85th AMS Annual Meeting

Monday, 10 January 2005
Physicochemical transition of aerosols and its effect on cloud condensation nuclei over the Eastern Pacific Ocean: A case study
Greg C Roberts, SIO/Univ. Of California, La Jolla, CA; and O. Lariviere, G. S. Mauger, and V. Ramanathan
The Cloud Indirect Forcing Experiment (CIFEX), which occurred in April 2004, focused on the measurement of aerosol and cloud properties to assess the impact of long-range transport on aerosol-cloud interactions. The ground station at Trinidad Head complimented the airborne data from the University of Wyoming’s King Air aircraft. Airborne measurements included total number concentration, two co-located cloud condensation nuclei (CCN) instruments, aerosol size distribution, scattering efficiency, and black carbon mass concentration. The CCN instruments were of two different designs: the streamwise continuous-flow device operated at 0.2% supersaturation at 1 sample per second, while the static thermal-gradient instrument cycled through 0.2%, 0.4%, and 0.6% supersaturation once a minute. A streamwise CCN instrument also operated at the site on Trinidad Head.
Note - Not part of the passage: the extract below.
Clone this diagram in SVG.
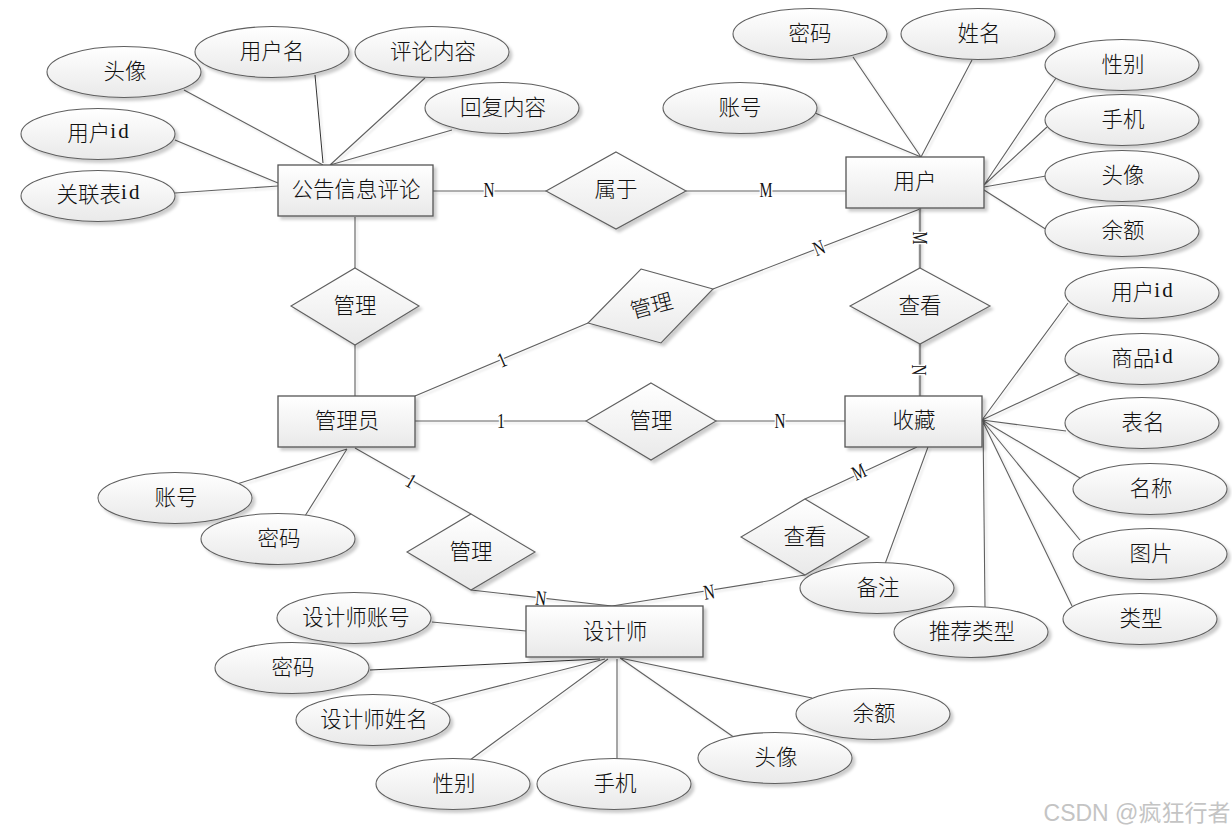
<svg xmlns="http://www.w3.org/2000/svg" width="1232" height="834" viewBox="0 0 1232 834">
<defs>
<linearGradient id="g" x1="0" y1="0" x2="0" y2="1"><stop offset="0" stop-color="#ffffff"/><stop offset="1" stop-color="#e9e9e9"/></linearGradient>
<filter id="s" x="-10%" y="-15%" width="125%" height="135%"><feDropShadow dx="3" dy="3" stdDeviation="1.5" flood-color="#000" flood-opacity=".2"/></filter>
<filter id="ls" x="-5%" y="-5%" width="110%" height="110%"><feDropShadow dx="2" dy="2" stdDeviation="1.2" flood-color="#000" flood-opacity=".13"/></filter>
</defs>
<style>
.n{fill:url(#g);stroke:#5f5f5f;stroke-width:1.1;filter:url(#s)}
.r{fill:url(#g);stroke:#555;stroke-width:1.3;filter:url(#s)}
.c{stroke:#606060;stroke-width:1.1;fill:none}
.d{stroke:#333;stroke-width:1;fill:none}
.t{stroke:#8c8c8c;stroke-width:2.4;fill:none}
text{font-family:"Noto Sans CJK SC","Liberation Sans",sans-serif;font-size:21.5px;font-weight:300;fill:#111;text-anchor:middle;dominant-baseline:central}
.i{font-family:"Liberation Serif",serif;font-size:21px;font-weight:400;letter-spacing:2px}
.l{font-family:"Liberation Serif",serif;font-size:21px;font-weight:400;stroke:#fff;stroke-width:4px;paint-order:stroke;fill:#111}
.w{font-family:"Liberation Sans","Noto Sans CJK SC",sans-serif;font-size:23px;font-weight:400;fill:#c4c4c4}
</style>
<rect width="1232" height="834" fill="#fff"/>
<g id="connectors">
<g filter="url(#ls)">
<path class="c" d="M184 90L323 165M425 78L330 165M452 130L330 165M175 140L278 183M175 193L278 186M433 191H546M686 191H846M355 217V268M355 345V396M415 396L588 323M713 289L920 209M415 421H586M716 421H845M355 448L471 514M471 590L612 606L805 575M805 499L917 447M982 420L1068 303M982 420L1080 374M982 420L1066 431M982 420L1080 478M982 420L1080 540M982 420L1072 606M983 421L985 607M928 447L885 564M984 185L1056 78M984 185L1047 127M984 187L1046 176M984 190L1047 230M853 57L921 157M972 60L921 157M815 113L921 157M237 484L347 449M305 516L347 449M432 622L526 631M432 703L605 659M470 760L608 659M617 659V759M620 658L735 738M620 658L812 698"/>
<path class="d" d="M315 75L323 163M370 670L600 659"/>
<path class="t" d="M920 208V268M920 344V396"/>
</g>
<text class="l" x="489" y="190" textLength="11" lengthAdjust="spacingAndGlyphs">N</text>
<text class="l" x="766" y="190" textLength="13" lengthAdjust="spacingAndGlyphs">M</text>
<text class="l" transform="translate(502 360) rotate(-23)" textLength="8" lengthAdjust="spacingAndGlyphs">1</text>
<text class="l" transform="translate(819 248) rotate(-22)" textLength="11" lengthAdjust="spacingAndGlyphs">N</text>
<text class="l" transform="translate(920 238) rotate(90)" textLength="13" lengthAdjust="spacingAndGlyphs">M</text>
<text class="l" transform="translate(919 370) rotate(90)" textLength="11" lengthAdjust="spacingAndGlyphs">N</text>
<text class="l" x="501" y="421" textLength="8" lengthAdjust="spacingAndGlyphs">1</text>
<text class="l" x="780" y="421" textLength="11" lengthAdjust="spacingAndGlyphs">N</text>
<text class="l" transform="translate(411 481) rotate(30)" textLength="8" lengthAdjust="spacingAndGlyphs">1</text>
<text class="l" transform="translate(541 598) rotate(6)" textLength="11" lengthAdjust="spacingAndGlyphs">N</text>
<text class="l" transform="translate(709 592) rotate(-9)" textLength="11" lengthAdjust="spacingAndGlyphs">N</text>
<text class="l" transform="translate(859 472) rotate(-25)" textLength="13" lengthAdjust="spacingAndGlyphs">M</text>
</g>
<g id="n-comment"><rect class="r" x="278" y="165" width="155" height="51"/><text x="356" y="187">公告信息评论</text></g>
<g id="n-user"><rect class="r" x="846" y="157" width="138" height="51"/><text x="915" y="179">用户</text></g>
<g id="n-admin"><rect class="r" x="278" y="396" width="137" height="51"/><text x="347" y="418">管理员</text></g>
<g id="n-fav"><rect class="r" x="845" y="396" width="137" height="51"/><text x="914" y="418">收藏</text></g>
<g id="n-designer"><rect class="r" x="526" y="606" width="177" height="51"/><text x="615" y="629">设计师</text></g>
<g id="r-belong"><path class="n" d="M616 152L686 191L616 229L546 191Z"/><text x="616" y="187">属于</text></g>
<g id="r-manage1"><path class="n" d="M355 268L419 306L355 345L291 306Z"/><text x="355" y="303">管理</text></g>
<g id="r-view1"><path class="n" d="M920 268L990 306L920 344L850 306Z"/><text x="920" y="303">查看</text></g>
<g id="r-manage2"><path class="n" d="M641 269L713 289L661 343L588 323Z"/><text transform="translate(651 304) rotate(-15)">管理</text></g>
<g id="r-manage3"><path class="n" d="M651 383L716 421L651 460L586 421Z"/><text x="651" y="418">管理</text></g>
<g id="r-manage4"><path class="n" d="M471 514L535 552L471 590L407 552Z"/><text x="471" y="549">管理</text></g>
<g id="r-view2"><path class="n" d="M805 499L869 537L805 575L741 537Z"/><text x="805" y="534">查看</text></g>
<g id="a1"><ellipse class="n" cx="124" cy="72" rx="77" ry="25.5"/><text x="125" y="69">头像</text></g>
<g id="a2"><ellipse class="n" cx="272" cy="52" rx="77" ry="25.5"/><text x="272" y="49">用户名</text></g>
<g id="a3"><ellipse class="n" cx="432" cy="52" rx="77" ry="25.5"/><text x="433" y="49">评论内容</text></g>
<g id="a4"><ellipse class="n" cx="502" cy="108" rx="77" ry="25.5"/><text x="503" y="105">回复内容</text></g>
<g id="a5"><ellipse class="n" cx="98" cy="134" rx="77" ry="25.5"/><text x="99" y="131">用户<tspan class="i">id</tspan></text></g>
<g id="a6"><ellipse class="n" cx="98" cy="196" rx="77" ry="25.5"/><text x="99" y="192">关联表<tspan class="i">id</tspan></text></g>
<g id="a7"><ellipse class="n" cx="810" cy="34" rx="77" ry="25.5"/><text x="810" y="31">密码</text></g>
<g id="a8"><ellipse class="n" cx="978" cy="34" rx="77" ry="25.5"/><text x="979" y="31">姓名</text></g>
<g id="a9"><ellipse class="n" cx="1122" cy="65" rx="77" ry="25.5"/><text x="1123" y="62">性别</text></g>
<g id="a10"><ellipse class="n" cx="1122" cy="120" rx="77" ry="25.5"/><text x="1123" y="117">手机</text></g>
<g id="a11"><ellipse class="n" cx="1122" cy="176" rx="77" ry="25.5"/><text x="1123" y="173">头像</text></g>
<g id="a12"><ellipse class="n" cx="1122" cy="231" rx="77" ry="25.5"/><text x="1123" y="228">余额</text></g>
<g id="a13"><ellipse class="n" cx="740" cy="108" rx="77" ry="25.5"/><text x="740" y="105">账号</text></g>
<g id="a14"><ellipse class="n" cx="1142" cy="293" rx="77" ry="25.5"/><text x="1143" y="290">用户<tspan class="i">id</tspan></text></g>
<g id="a15"><ellipse class="n" cx="1142" cy="359" rx="77" ry="25.5"/><text x="1143" y="356">商品<tspan class="i">id</tspan></text></g>
<g id="a16"><ellipse class="n" cx="1142" cy="423" rx="77" ry="25.5"/><text x="1143" y="420">表名</text></g>
<g id="a17"><ellipse class="n" cx="1150" cy="489" rx="77" ry="25.5"/><text x="1151" y="486">名称</text></g>
<g id="a18"><ellipse class="n" cx="1150" cy="554" rx="77" ry="25.5"/><text x="1151" y="551">图片</text></g>
<g id="a19"><ellipse class="n" cx="1140" cy="619" rx="77" ry="25.5"/><text x="1141" y="616">类型</text></g>
<g id="a20"><ellipse class="n" cx="971" cy="632" rx="77" ry="25.5"/><text x="972" y="629">推荐类型</text></g>
<g id="a21"><ellipse class="n" cx="877" cy="588" rx="77" ry="25.5"/><text x="878" y="585">备注</text></g>
<g id="a22"><ellipse class="n" cx="175" cy="498" rx="77" ry="25.5"/><text x="176" y="495">账号</text></g>
<g id="a23"><ellipse class="n" cx="278" cy="539" rx="77" ry="25.5"/><text x="279" y="536">密码</text></g>
<g id="a24"><ellipse class="n" cx="354" cy="618" rx="77" ry="25.5"/><text x="356" y="615">设计师账号</text></g>
<g id="a25"><ellipse class="n" cx="292" cy="668" rx="77" ry="25.5"/><text x="293" y="665">密码</text></g>
<g id="a26"><ellipse class="n" cx="373" cy="720" rx="77" ry="25.5"/><text x="374" y="717">设计师姓名</text></g>
<g id="a27"><ellipse class="n" cx="453" cy="784" rx="77" ry="25.5"/><text x="454" y="781">性别</text></g>
<g id="a28"><ellipse class="n" cx="614" cy="784" rx="77" ry="25.5"/><text x="615" y="781">手机</text></g>
<g id="a29"><ellipse class="n" cx="775" cy="758" rx="77" ry="25.5"/><text x="776" y="755">头像</text></g>
<g id="a30"><ellipse class="n" cx="873" cy="714" rx="77" ry="25.5"/><text x="874" y="711">余额</text></g>
<text class="w" x="1137" y="813">CSDN @疯狂行者</text>
</svg>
During this experiment, we observed variety of aerosol layers during vertical and horizontal profiles, ranging from aged aerosols from two major Asian dust storms to ultrafine particles from recent nucleation events. Aerosol layers observed during the flights were found in thin stratified layers ranging from altitudes of 1000 meters to 7000 meters and thicknesses from 100 to 1000 meters. Aerosol size distributions indicated cloud processed aerosol in some of the layers, while other layers were clearly due to secondary particle formation with over 90 percent of the number concentration smaller than 30 nm diameter. The results presented here highlight a rapid transition in the physicochemical aerosol properties and their effect on CCN activation during a straight, level flight leg at 3000 meters above sea level. Accumulation mode aerosol with a median diameter near 150 micron characterized the beginning of the leg: total number concentration (NCN) at 630 cm-3 and CCN concentration (NCCN) at 335 cm-3 at 0.2% supersaturation. This aerosol was probably long-range transport from Asia based on back trajectories. The relatively high activation ratio (NCCN/NCN = 0.51) suggests a large soluble component which may be expected for cloud-processed aerosols. The accumulation mode quickly yielded to a bi-modal distribution with a large ultrafine component (NCN = 1100 cm-3; NCCN = 32 cm-3). An increase in the critical diameter (based on integrating the size distribution to obtain NCCN) from 134 nm (accumulation mode) to 190 nm (bi-modal) indicates a change in the chemical composition of the aerosols as well. During the final section of the leg, ultrafine aerosol (diameter < 20 nm) accounted for most of the aerosol population (NCN = 2000 cm-3), and as expected, the aerosol did not activate into CCN (NCCN = 2.4 cm-3) due to the small size.